Rushdie’s novel was published in 1988, and in 1989, Ayatollah Ruhollah Khomeini, Iran’s supreme leader, issued a fatwa calling for the Indian-born writer to be killed. The novel included what Khomeini considered to be a blasphemous depiction of the prophet Muhammad. An Iranian religious foundation issued a reward of over $3 million for anyone who would kill the author.

Rushdie went into hiding for many years afterward; later, he required protection when he went out in public. In recent years he has been living more openly.

On Friday, Rushdie, 75, was preparing to give a lecture at the Chautauqua Institution in western New York when a man, identified by law enforcement as Hadi Matar, rushed on stage and stabbed the author repeatedly in the neck and abdomen.

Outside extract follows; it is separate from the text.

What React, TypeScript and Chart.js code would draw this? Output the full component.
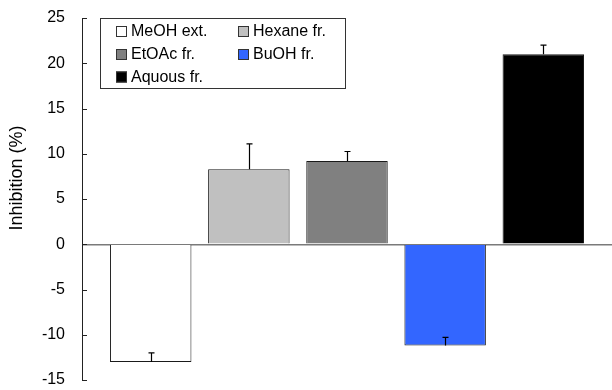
import React, { useEffect, useRef } from "react";
import { Chart, registerables } from "chart.js";

Chart.register(...registerables);

const categories = ["MeOH ext.", "Hexane fr.", "EtOAc fr.", "BuOH fr.", "Aquous fr."];
const values = [-13.0, 8.3, 9.2, -11.2, 21.0];
const errors = [1.0, 2.8, 1.05, 0.9, 1.0];
const yTicks = [-15, -10, -5, 0, 5, 10, 15, 20, 25];
const colors = ["#ffffff", "#c0c0c0", "#808080", "#3366ff", "#000000"];
const yTitle = "Inhibition (%)";
const FONT = "'Liberation Sans', Arial, sans-serif";

const errorBarPlugin = {
  id: "errorBars",
  afterDatasetsDraw(chart: any) {
    const ctx = chart.ctx;
    const yScale = chart.scales.y;
    ctx.save();
    ctx.strokeStyle = "#000";
    ctx.lineWidth = 1.2;
    chart.data.datasets.forEach((ds: any, i: number) => {
      const meta = chart.getDatasetMeta(i);
      const bar = meta.data[0];
      if (!bar) return;
      const v = values[i];
      const e = errors[i];
      const x = Math.round(bar.x) + 0.5;
      const y0 = yScale.getPixelForValue(v);
      const y1 = yScale.getPixelForValue(v + e);
      ctx.beginPath();
      ctx.moveTo(x, y0);
      ctx.lineTo(x, y1);
      ctx.moveTo(x - 3, y1);
      ctx.lineTo(x + 3, y1);
      ctx.stroke();
    });
    ctx.restore();
  },
};

const decorPlugin = {
  id: "decor",
  afterDraw(chart: any) {
    const ctx = chart.ctx;
    const yScale = chart.scales.y;
    const area = chart.chartArea;
    ctx.save();
    // inward tick marks
    ctx.strokeStyle = "#222";
    ctx.lineWidth = 1;
    yScale.ticks.forEach((t: any) => {
      const y = Math.round(yScale.getPixelForValue(t.value)) + 0.5;
      ctx.beginPath();
      ctx.moveTo(area.left, y);
      ctx.lineTo(area.left + 5, y);
      ctx.stroke();
    });
    // y title
    ctx.fillStyle = "#000";
    ctx.font = `18px ${FONT}`;
    ctx.textAlign = "center";
    ctx.textBaseline = "middle";
    ctx.translate(17, 178);
    ctx.rotate(-Math.PI / 2);
    ctx.fillText(yTitle, 0, 0);
    ctx.restore();

    // legend
    ctx.save();
    const bx = 100, by = 18, bw = 245, bh = 70;
    ctx.fillStyle = "#fff";
    ctx.fillRect(bx, by, bw, bh);
    ctx.strokeStyle = "#333";
    ctx.lineWidth = 1;
    ctx.strokeRect(bx + 0.5, by + 0.5, bw, bh);
    ctx.font = `16px ${FONT}`;
    ctx.textAlign = "left";
    ctx.textBaseline = "middle";
    const colX = [116, 238];
    const rowY = [31.5, 54.5, 77];
    chart.data.datasets.forEach((ds: any, i: number) => {
      const col = i % 2;
      const row = Math.floor(i / 2);
      const sx = colX[col];
      const sy = rowY[row];
      ctx.fillStyle = ds.backgroundColor;
      ctx.fillRect(sx, sy - 5.5, 11, 11);
      ctx.strokeStyle = "#333";
      ctx.strokeRect(sx + 0.5, sy - 5.5 + 0.5, 10, 10);
      ctx.fillStyle = "#000";
      ctx.fillText(ds.label, sx + 15, sy + 0.5);
    });
    ctx.restore();
  },
};

export default function App() {
  const ref = useRef<HTMLCanvasElement>(null);
  useEffect(() => {
    document.body.style.margin = "0";
    const canvas = ref.current;
    if (!canvas) return;
    const chart = new Chart(canvas, {
      type: "bar",
      data: {
        datasets: categories.map((c, i) => ({
          label: c,
          data: [{ x: i, y: values[i] }],
          backgroundColor: colors[i],
          borderColor: "#1a1a1a",
          borderWidth: 1,
          grouped: false,
          barPercentage: 0.83,
          categoryPercentage: 1,
        })),
      } as any,
      options: {
        responsive: false,
        animation: false,
        devicePixelRatio: 1,
        layout: { padding: { top: 18, bottom: 10, left: 0, right: 0 } },
        plugins: { legend: { display: false }, tooltip: { enabled: false } },
        scales: {
          x: {
            type: "linear",
            display: false,
            offset: false,
            min: -0.7,
            max: 4.7,
            ticks: { stepSize: 1, includeBounds: false, display: false },
            grid: { display: false, offset: false },
            afterFit: (s: any) => {
              s.height = 0;
              s.paddingLeft = 0;
              s.paddingRight = 0;
            },
          },
          y: {
            type: "linear",
            min: -15,
            max: 25,
            afterFit: (s: any) => {
              s.width = 82;
              s.paddingTop = 0;
              s.paddingBottom = 0;
            },
            afterBuildTicks: (s: any) => {
              s.ticks = yTicks.map((v) => ({ value: v }));
            },
            ticks: {
              color: "#000",
              padding: 17,
              font: { family: FONT, size: 16 },
            },
            border: { display: true, color: "#222", width: 1 },
            grid: {
              drawTicks: false,
              lineWidth: 1.5,
              color: (c: any) => (c.tick && c.tick.value === 0 ? "#7a7a7a" : "rgba(0,0,0,0)"),
            },
          },
        },
      } as any,
      plugins: [errorBarPlugin, decorPlugin],
    });
    return () => chart.destroy();
  }, []);
  return (
    <div style={{ width: 612, height: 390 }}>
      <canvas ref={ref} width={612} height={390} />
    </div>
  );
}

Rushdie was transported to a hospital via helicopter and underwent surgery. He is currently on a ventilator and unable to speak, according to recent reports.

“The news is not good,” his agent, Andrew Wylie, told the New York Times. “Salman will likely lose one eye; the nerves in his arm were severed; and his liver was stabbed and damaged.”

Matar, a 24-year-old living in New Jersey, was charged with attempted murder in the second degree and assault in the second degree on Saturday.

“The individual responsible for the attack yesterday, Hadi Matar, has now been formally charged with attempted murder in the second degree and assault in the second degree,” Chautauqua County district attorney Jason Schmidt said Saturday, according to Reuters.

Law enforcement is looking into whether the attack was premeditated to determine if any other charges should be applied, according to the outlet.

The motive of the attack is not yet known. A review of Matar’s social-media accounts showed that the suspect “is sympathetic to Shia extremism and Islamic Revolutionary Guard Corps (IRGS) causes,” according to NBC News New York, although there are no definitive links between the suspect and the group.